[Entries with chart source code]
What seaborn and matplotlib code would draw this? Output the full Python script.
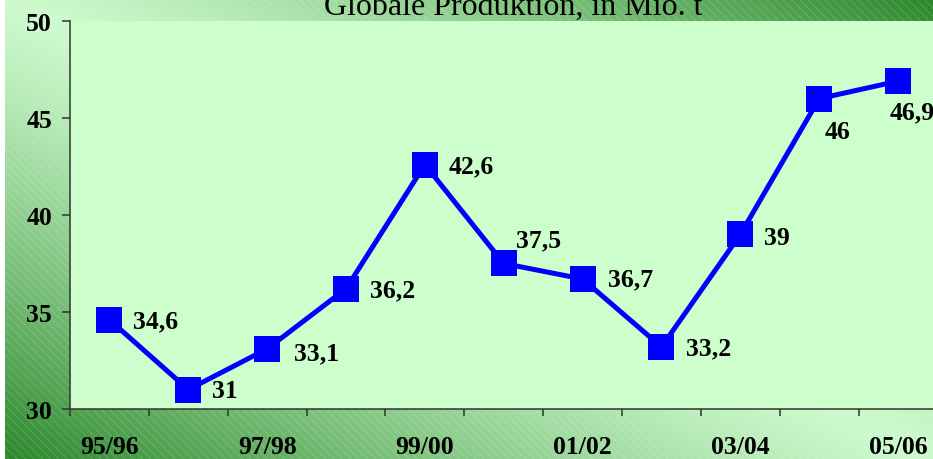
import numpy as np
import pandas as pd
import matplotlib
matplotlib.use('Agg')
import matplotlib.pyplot as plt
import seaborn as sns
from matplotlib.patches import Rectangle

# Data
seasons = ['95/96', '96/97', '97/98', '98/99', '99/00', '00/01',
           '01/02', '02/03', '03/04', '04/05', '05/06']
production = [34.6, 31, 33.1, 36.2, 42.6, 37.5, 36.7, 33.2, 39, 46, 46.9]
shown_labels = ['95/96', '97/98', '99/00', '01/02', '03/04', '05/06']
y_ticks = [30, 35, 40, 45, 50]

# label offsets (points) as placed in the original
label_dx = [17, 17, 19, 17, 17, 9, 18, 18, 17, 4, -6]
label_dy = [-1, -1, -3, -1, -1, 17, 0, -1, -2, -24, -22]

sns.set_style('white')
plt.rcParams['font.family'] = ['Liberation Serif', 'DejaVu Serif']
plt.rcParams['hatch.linewidth'] = 0.6

W, H = 933, 460
fig = plt.figure(figsize=(W / 100, H / 100), dpi=100)
fig.patch.set_facecolor('white')

# green diagonal gradient behind everything
bg = fig.add_axes([5 / W, 0, 1 - 5 / W, 1], zorder=0)
u = np.linspace(0, 1, 400)[None, :]
v = np.linspace(0, 1, 200)[:, None]
d = np.abs(u - v)
t = np.clip(1 - d ** 1.25, 0, 1)
dark = np.array([44, 136, 44]) / 255
light = np.array([204, 250, 204]) / 255
img = dark[None, None, :] * (1 - t[..., None]) + light[None, None, :] * t[..., None]
bg.imshow(img, aspect='auto', extent=[0, 1, 1, 0], interpolation='bilinear')
bg.add_patch(Rectangle((0, 0), 1, 1, transform=bg.transAxes, fill=False,
                       hatch='\\\\\\\\', edgecolor=(1, 1, 1, 0.18), linewidth=0))
bg.set_xlim(0, 1)
bg.set_ylim(1, 0)
bg.axis('off')

left, right, bottom, top = 70, 937.5, 410, 22
ax = fig.add_axes([left / W, 1 - bottom / H, (right - left) / W, (bottom - top) / H], zorder=1)
ax.set_facecolor('#ccffcc')

df = pd.DataFrame({'season': seasons, 'production': production})
df['pos'] = np.arange(len(df))

sns.lineplot(data=df, x='pos', y='production', ax=ax, color='#0000ff',
             linewidth=3.6, marker='s', markersize=18.5, markeredgewidth=0,
             markerfacecolor='#0000ff', clip_on=False)

for i, row in df.iterrows():
    txt = f"{row['production']:g}".replace('.', ',')
    ax.annotate(txt, (row['pos'], row['production']),
                xytext=(label_dx[i], label_dy[i]), textcoords='offset points',
                ha='left', va='center', fontsize=18.5, fontweight='bold',
                color='black', annotation_clip=False)

ax.set_xlim(-0.5, len(seasons) - 0.5)
ax.set_ylim(30, 50)
ax.set_yticks(y_ticks)
ax.set_yticklabels([str(y) for y in y_ticks], fontsize=18.5, fontweight='bold')
ax.tick_params(axis='y', length=6, width=1.1, color='#333333', labelcolor='black',
               pad=7, direction='out', left=True)

ax.set_xticks([seasons.index(s) for s in shown_labels])
ax.set_xticklabels(shown_labels, fontsize=18.5, fontweight='bold')
ax.set_xticks(np.arange(-0.5, len(seasons), 1.0), minor=True)
ax.tick_params(axis='x', which='major', length=0, pad=19, labelcolor='black')
ax.tick_params(axis='x', which='minor', length=5, width=1.1, color='#333333',
               direction='out', bottom=True)

ax.set_xlabel('')
ax.set_ylabel('')
for s in ['top', 'right']:
    ax.spines[s].set_visible(False)
for s in ['left', 'bottom']:
    ax.spines[s].set_color('#333333')
    ax.spines[s].set_linewidth(1.1)

fig.text(513 / W, 1 - 15 / H, 'Globale Produktion, in Mio. t', ha='center',
         va='baseline', fontsize=23, color='black', zorder=2)

fig.savefig('out.png', dpi=100)
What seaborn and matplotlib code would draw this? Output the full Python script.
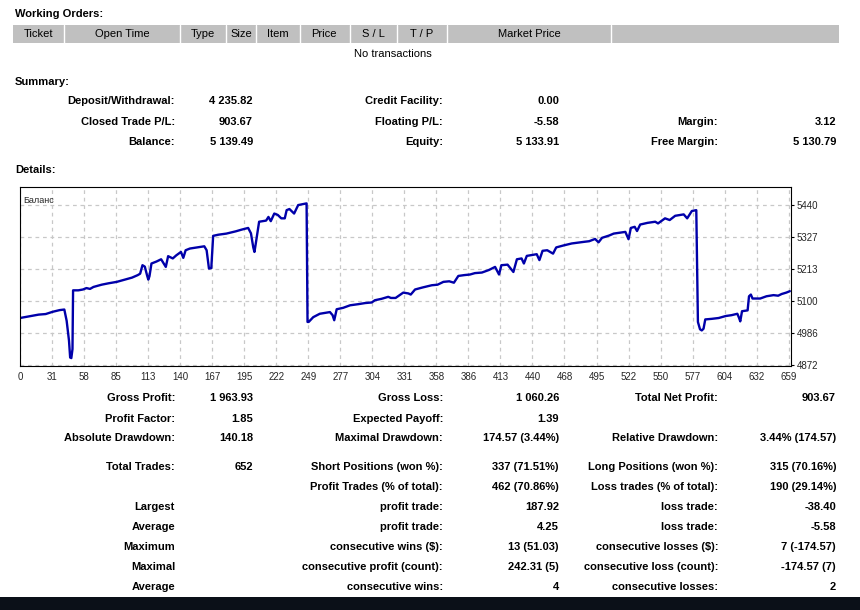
import pandas as pd
import seaborn as sns
import matplotlib.pyplot as plt
from matplotlib.patches import Rectangle

# balance curve (trade number, balance)
trade_no = [0, 8, 16, 22, 28, 34, 38, 40, 42, 43, 44, 45, 45.5,
            50, 54, 57, 60, 63, 70, 76, 83, 90, 96, 101, 103,
            105, 107, 109, 110, 111, 112.7, 117, 121, 125, 127, 131, 134, 138, 140, 142, 145.6,
            152, 158, 160, 162, 164, 165.6, 170, 177, 185, 190, 195.6, 198, 200, 201, 202, 203.4,
            205, 211, 213, 215, 218, 221, 224, 227, 228.6, 231, 235, 238.5, 242, 245.7, 246.5,
            247.5, 251.4, 257, 265.7, 268, 269.4, 271.5, 277, 283, 290, 296, 301.5, 304.3, 310,
            315.7, 318, 322, 328.6, 333, 335, 338.7, 345, 353, 358, 363, 368, 372, 375.8, 381,
            385.8, 390, 396, 402, 407.3, 410.7, 412.7, 418, 423, 426, 430, 432, 434.5, 443, 445.3,
            448, 452, 457, 459.7, 466, 473, 480, 484, 488, 493, 496, 499, 505, 509, 514, 519,
            521.7, 523.7, 527, 529, 531.7, 538, 544.6, 547, 553, 557, 561.7, 569, 572, 576, 579.8,
            580.5, 581.2, 583, 584.5, 586, 587.5, 593, 599, 605, 610, 615, 616.5, 617.5, 619, 623.8,
            625, 626.6, 628, 634.6, 640, 646, 650, 653, 657, 660]
balance = [5040, 5046, 5052, 5054, 5062, 5068, 5070, 5030, 4960, 4900, 4898, 4930, 5138,
           5138, 5141, 5146, 5143, 5150, 5158, 5163, 5168, 5176, 5183, 5192, 5197,
           5227, 5222, 5190, 5176, 5188, 5233, 5240, 5248, 5221, 5259, 5251, 5262, 5274, 5253, 5280, 5286,
           5290, 5294, 5280, 5215, 5217, 5331, 5335, 5339, 5347, 5353, 5359, 5340, 5290, 5274, 5300, 5339,
           5381, 5385, 5398, 5383, 5410, 5405, 5393, 5393, 5422, 5426, 5410, 5440, 5443, 5446, 5026,
           5026, 5043, 5055, 5061, 5050, 5032, 5071, 5076, 5085, 5089, 5093, 5095, 5103, 5108,
           5115, 5111, 5111, 5130, 5127, 5123, 5141, 5148, 5156, 5158, 5168, 5170, 5165, 5189, 5192,
           5194, 5199, 5201, 5210, 5221, 5194, 5227, 5229, 5203, 5248, 5251, 5233, 5260, 5266, 5245,
           5278, 5280, 5268, 5290, 5297, 5304, 5308, 5310, 5312, 5320, 5308, 5324, 5332, 5339, 5342, 5345,
           5319, 5359, 5363, 5348, 5371, 5377, 5381, 5375, 5393, 5387, 5402, 5407, 5393, 5419, 5422,
           5221, 5026, 5000, 4996, 5002, 5035, 5037, 5040, 5047, 5050, 5055, 5040, 5028, 5064, 5067,
           5117, 5123, 5109, 5109, 5117, 5121, 5119, 5125, 5130, 5135]

x_labels = ['0', '31', '58', '85', '113', '140', '167', '195', '222', '249', '277', '304', '331',
            '358', '386', '413', '440', '468', '495', '522', '550', '577', '604', '632', '659']
y_ticks = [4872, 4986, 5100, 5213, 5327, 5440]

header_cols = ['Ticket', 'Open Time', 'Type', 'Size', 'Item', 'Price', 'S / L', 'T / P', 'Market Price']

summary_rows = [
    ['Deposit/Withdrawal:', '4 235.82', 'Credit Facility:', '0.00', '', ''],
    ['Closed Trade P/L:', '903.67', 'Floating P/L:', '-5.58', 'Margin:', '3.12'],
    ['Balance:', '5 139.49', 'Equity:', '5 133.91', 'Free Margin:', '5 130.79'],
]
details_rows = [
    ['Gross Profit:', '1 963.93', 'Gross Loss:', '1 060.26', 'Total Net Profit:', '903.67'],
    ['Profit Factor:', '1.85', 'Expected Payoff:', '1.39', '', ''],
    ['Absolute Drawdown:', '140.18', 'Maximal Drawdown:', '174.57 (3.44%)', 'Relative Drawdown:', '3.44% (174.57)'],
    ['Total Trades:', '652', 'Short Positions (won %):', '337 (71.51%)', 'Long Positions (won %):', '315 (70.16%)'],
    ['', '', 'Profit Trades (% of total):', '462 (70.86%)', 'Loss trades (% of total):', '190 (29.14%)'],
    ['Largest', '', 'profit trade:', '187.92', 'loss trade:', '-38.40'],
    ['Average', '', 'profit trade:', '4.25', 'loss trade:', '-5.58'],
    ['Maximum', '', 'consecutive wins ($):', '13 (51.03)', 'consecutive losses ($):', '7 (-174.57)'],
    ['Maximal', '', 'consecutive profit (count):', '242.31 (5)', 'consecutive loss (count):', '-174.57 (7)'],
    ['Average', '', 'consecutive wins:', '4', 'consecutive losses:', '2'],
]

sns.set_style('white')
plt.rcParams['font.family'] = ['Liberation Sans', 'DejaVu Sans']

W, H = 860, 610
fig = plt.figure(figsize=(8.6, 6.1), dpi=100)


def px(x, y):
    return x / W, 1 - y / H


def put(x, y, s, ha='left', bold=True, size=8):
    fx, fy = px(x, y)
    fig.text(fx, fy, s, ha=ha, va='center', fontsize=size,
             fontweight='bold' if bold else 'normal', color='black')


# working orders header
put(15, 14, 'Working Orders:')
fig.patches.append(Rectangle(px(13, 43), 826 / W, 18 / H, transform=fig.transFigure,
                             facecolor='#c0c0c0', edgecolor='none'))
for sx in [64, 180, 226, 256, 300, 350, 397, 447, 611]:
    fig.lines.append(plt.Line2D([sx / W, sx / W], [1 - 25 / H, 1 - 43 / H],
                                transform=fig.transFigure, color='white', lw=1))
col_cx = [38, 122, 203, 241, 278, 324, 373, 422, 529]
for cx, name in zip(col_cx, header_cols):
    put(cx, 34, name, ha='center', bold=False)
put(393, 54, 'No transactions', ha='center', bold=False)

# summary block
put(15, 82, 'Summary:')
col_right = [175, 253, 443, 559, 718, 836]
for row, y in zip(summary_rows, [101, 122, 142]):
    for cx, s in zip(col_right, row):
        if s:
            put(cx, y, s, ha='right')

put(15, 170, 'Details:')

# balance chart
ax = fig.add_axes([20 / W, 1 - 366 / H, 771 / W, 179 / H])
df = pd.DataFrame({'trade': trade_no, 'balance': balance})
sns.lineplot(data=df, x='trade', y='balance', ax=ax, color='#0000aa', linewidth=1.7,
             sort=False, estimator=None)
step = 659 / 24
ax.set_xlim(0, 661)
ax.set_ylim(4870, 5504)
ax.set_xticks([i * step for i in range(25)])
ax.set_xticklabels(x_labels)
ax.set_yticks(y_ticks)
ax.set_yticklabels([str(v) for v in y_ticks])
ax.yaxis.tick_right()
ax.tick_params(axis='both', labelsize=7, length=2, width=0.8, color='black', pad=2)
ax.grid(True, color='#c8c8c8', linestyle=(0, (3, 3)), linewidth=0.9)
for sp in ax.spines.values():
    sp.set_color('black')
    sp.set_linewidth(0.8)
ax.set_xlabel('')
ax.set_ylabel('')
ax.text(0.004, 0.95, 'Баланс', transform=ax.transAxes, fontsize=6.5, va='top', ha='left')

# details block
detail_y = [398, 419, 438, 467, 487, 507, 527, 547, 567, 587]
for row, y in zip(details_rows, detail_y):
    for cx, s in zip(col_right, row):
        if s:
            put(cx, y, s, ha='right')

# dark strip at the bottom of the screenshot
fig.patches.append(Rectangle((0, 0), 1, 13 / H, transform=fig.transFigure,
                             facecolor='#0b1018', edgecolor='none'))

fig.savefig('out.png', dpi=100)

PROBLEM TO WORK ON:
Take the lines above from the top of the records through the one with "fig.patch.set_facecolor('white')" and repeat them exactly, without any pictures.

EXPECTED ANSWER:
What seaborn and matplotlib code would draw this? Output the full Python script.
import numpy as np
import pandas as pd
import matplotlib
matplotlib.use('Agg')
import matplotlib.pyplot as plt
import seaborn as sns
from matplotlib.patches import Rectangle

# Data
seasons = ['95/96', '96/97', '97/98', '98/99', '99/00', '00/01',
           '01/02', '02/03', '03/04', '04/05', '05/06']
production = [34.6, 31, 33.1, 36.2, 42.6, 37.5, 36.7, 33.2, 39, 46, 46.9]
shown_labels = ['95/96', '97/98', '99/00', '01/02', '03/04', '05/06']
y_ticks = [30, 35, 40, 45, 50]

# label offsets (points) as placed in the original
label_dx = [17, 17, 19, 17, 17, 9, 18, 18, 17, 4, -6]
label_dy = [-1, -1, -3, -1, -1, 17, 0, -1, -2, -24, -22]

sns.set_style('white')
plt.rcParams['font.family'] = ['Liberation Serif', 'DejaVu Serif']
plt.rcParams['hatch.linewidth'] = 0.6

W, H = 933, 460
fig = plt.figure(figsize=(W / 100, H / 100), dpi=100)
fig.patch.set_facecolor('white')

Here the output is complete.